Bu, sicim teorisini kanıtlamaz çünkü sicim teorisi, farklı karanlık enerji modellerine sahip çeşitli farklı evrenler üretebilir. Ancak Desi sonuçları, karanlık enerjiyi sicimlerin kuantum enerjisi olarak yorumlamanın doğru yolda olabileceğini öne sürüyor. Elbette karanlık enerjideki değişimi açıklayabilecek sicimler dışında başka olaylar da var.

Öklid ve Roman çok hassas ölçümler yapacak ve bu tür karanlık enerji teorilerinin çoğunu ve sicim teorisinin bazı spesifik versiyonlarını hariç tutabilecekler; bu da teorisyenlerin odaklanması gereken kısımların daraltılmasına yardımcı olacak.

Sicim teorisini doğrulamanın başka bir yolu da kara delikler olabilir. Bir şey kara deliğin içine düştüğünde kaçamaz. Kara deliğin içinde çok güçlü kuvvetler vardır ve parçacıklar parçalanır. Bir kara deliğin içinde ne olduğunu hâlâ tam olarak anlamıyoruz, ancak sicim teorisi bize bir kara deliğin içine düşen şeyler hakkındaki bilgiyi nasıl sakladığını öğretiyor.

Bunun nedeni, sicim teorisinin, bir kara deliğin içinde (sonsuz yoğunluk ve çekim noktası) “tekillik” olmadığını, bunun yerine nesnelerin tüy yumağı adı verilen sicim topları olarak yayıldığını varsaymasıdır.

Yerçekimi dalgalarının (uzay-zaman dokusundaki dalgalanmalar) gelecekteki daha kesin ölçümleri, sicim teorisi tarafından tahmin edilen kara deliklerin içindeki kuantum davranışının ince sinyallerini arayacak. Eğer kara delikler tüy yumağıysa, birleştiklerinde daha uzun süren ve yankı içeren farklı bir sinyal üretmeleri gerekir. Dahası, eğer sicim teorisinin önerdiği gibi ekstra boyutlar mevcutsa, kara delikler bizim de tespit edebileceğimiz farklı şekillerde salınım yapabilir.

Bilim adamları, kozmolojik ölçümlerin yanı sıra, tıpkı Einstein’ın görelilik teorilerinde yaptığı gibi, düşünce deneyleri de yürütebilirler.
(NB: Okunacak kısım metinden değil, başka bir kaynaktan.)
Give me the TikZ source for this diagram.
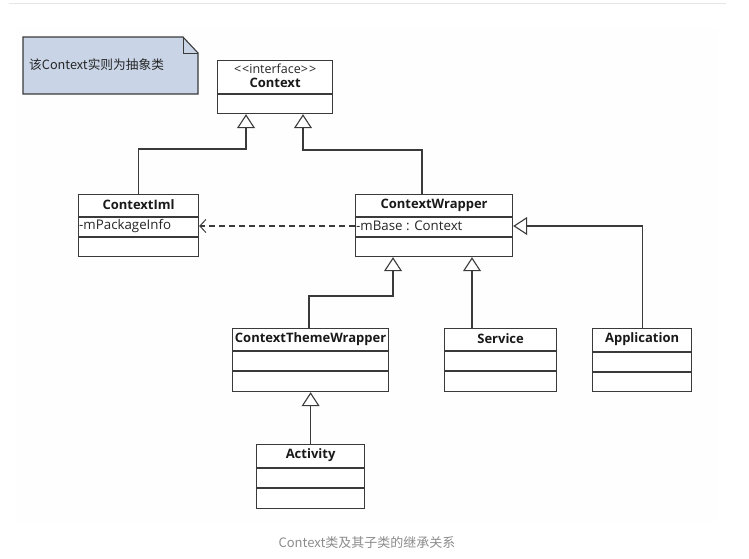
\documentclass[tikz,border=0pt]{standalone}
\usepackage{fontspec}
\setmainfont{Open Sans}
\newfontfamily\cjk{Noto Sans CJK SC}
\usetikzlibrary{arrows.meta,calc}
\definecolor{edge}{HTML}{3A3A3A}
\definecolor{notefill}{HTML}{C9D5E6}
\definecolor{captiongray}{HTML}{8C8C8C}
\tikzset{
  classbox/.style={draw=edge, line width=1.2pt, fill=white, inner sep=0pt, anchor=north west},
  classname/.style={font=\fontsize{13}{15}\selectfont\bfseries, inner sep=0pt, text=black!90},
  attr/.style={font=\fontsize{13.3}{15}\selectfont, inner sep=0pt, anchor=west, text=black!85},
  divider/.style={draw=edge, line width=1.1pt},
  inherit/.style={draw=edge, line width=1.1pt, -{Triangle[open, length=14pt, width=18pt, line width=1.1pt, fill=white]}},
  depend/.style={draw=edge, line width=1.1pt, dash pattern=on 6pt off 4pt, -{Straight Barb[length=6pt, width=13pt, line width=1pt]}}
}
\begin{document}
\begin{tikzpicture}[x=1pt, y=-1pt]
\useasboundingbox (0,0) rectangle (749,558);
\fill[white] (0,0) rectangle (749,558);
% page frame
\fill[black!0.35] (16,28) rectangle (718,522);
\draw[black!10, line width=1pt] (9,3) -- (726,3);

% note
\draw[draw=edge, line width=1.1pt, fill=notefill] (23,37) -- (183,37) -- (198,53) -- (198,94) -- (23,94) -- cycle;
\draw[draw=edge, line width=1pt] (183,37) -- (183,53) -- (198,53);
\node[anchor=west, inner sep=0pt, font=\cjk\fontsize{12.7}{14}\selectfont, text=black!85] (notetext) at (29,65) {该Context实则为抽象类};

% Context
\node[classbox, minimum width=115pt, minimum height=53pt] (ctx) at (217,60) {};
\node[font=\fontsize{12.5}{14}\selectfont, inner sep=0pt, text=black!85] (ctx-st) at ($(ctx.north)+(0,9)$) {<\kern1pt<interface>\kern1pt>};
\node[classname] (ctx-t) at ($(ctx.north)+(0,23)$) {Context};
\draw[divider] ([yshift=-34pt]ctx.north west) -- ([yshift=-34pt]ctx.north east);

% ContextIml
\node[classbox, minimum width=120pt, minimum height=62pt] (ci) at (78,194) {};
\node[classname] (ci-t) at ($(ci.north)+(0,11)$) {ContextIml};
\draw[divider] ([yshift=-23pt]ci.north west) -- ([yshift=-23pt]ci.north east);
\draw[divider] ([yshift=-43pt]ci.north west) -- ([yshift=-43pt]ci.north east);
\node[attr] (ci-a) at ($(ci.north west)+(1,32)$) {-mPackageInfo};

% ContextWrapper
\node[classbox, minimum width=157pt, minimum height=62pt] (cw) at (355,194) {};
\node[classname] (cw-t) at ($(cw.north)+(0,11)$) {ContextWrapper};
\draw[divider] ([yshift=-23pt]cw.north west) -- ([yshift=-23pt]cw.north east);
\draw[divider] ([yshift=-43pt]cw.north west) -- ([yshift=-43pt]cw.north east);
\node[attr] (cw-a) at ($(cw.north west)+(1,32)$) {-mBase : Context};

% ContextThemeWrapper
\node[classbox, minimum width=156pt, minimum height=63pt] (ctw) at (232,328) {};
\node[classname] (ctw-t) at ($(ctw.north)+(0,11)$) {ContextThemeWrapper};
\draw[divider] ([yshift=-23pt]ctw.north west) -- ([yshift=-23pt]ctw.north east);
\draw[divider] ([yshift=-43pt]ctw.north west) -- ([yshift=-43pt]ctw.north east);

% Service
\node[classbox, minimum width=112pt, minimum height=63pt] (sv) at (444,328) {};
\node[classname] (sv-t) at ($(sv.north)+(0,11)$) {Service};
\draw[divider] ([yshift=-23pt]sv.north west) -- ([yshift=-23pt]sv.north east);
\draw[divider] ([yshift=-43pt]sv.north west) -- ([yshift=-43pt]sv.north east);

% Application
\node[classbox, minimum width=99pt, minimum height=63pt] (app) at (592,328) {};
\node[classname] (app-t) at ($(app.north)+(0,11)$) {Application};
\draw[divider] ([yshift=-24pt]app.north west) -- ([yshift=-24pt]app.north east);
\draw[divider] ([yshift=-44pt]app.north west) -- ([yshift=-44pt]app.north east);

% Activity
\node[classbox, minimum width=108pt, minimum height=64pt] (act) at (256,444) {};
\node[classname] (act-t) at ($(act.north)+(0,11)$) {Activity};
\draw[divider] ([yshift=-24pt]act.north west) -- ([yshift=-24pt]act.north east);
\draw[divider] ([yshift=-44pt]act.north west) -- ([yshift=-44pt]act.north east);

% generalizations
\draw[inherit] (ci.north) -- ++(0,-45) -| ($(ctx.south west)+(29,0)$);
\draw[inherit] ($(cw.north west)+(67,0)$) -- ++(0,-44) -| ($(ctx.south west)+(86,0)$);
\draw[inherit] ($(ctw.north west)+(77,0)$) -- ++(0,-32) -| ($(cw.south west)+(38,0)$);
\draw[inherit] ($(sv.north west)+(28,0)$) -- ($(cw.south west)+(117,0)$);
\draw[inherit] (app.north) |- ([yshift=-32pt]cw.north east);
\draw[inherit] (act.north) -- (act.north |- ctw.south);

% dependency
\draw[depend] ([yshift=-32pt]cw.north west) -- ([yshift=-32pt]ci.north east);

% caption
\node[font=\cjk\fontsize{13}{15}\selectfont, text=captiongray, inner sep=0pt] (caption) at (367,543) {Context类及其子类的继承关系};
\end{tikzpicture}
\end{document}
Sicim teorisi sadece matematikte değil bilimin diğer alanlarında da yeni anlayışlara yol açtı. Örneğin, sicim teorisinin kuantum sistemlerinin hesaplamada nasıl kullanılabileceğini anlamada faydalı olduğu kanıtlanmıştır.

Her şeye dair bir teorinin tam olarak anlaşılmasının çok yakında olacağını düşünmüyorum, ancak Hawking’in Lucasian dersinden bu yana geçen 45 yılda kesinlikle çok şey öğrendik. Ve şu anda işler sicim teorisi açısından iyiye gidiyor.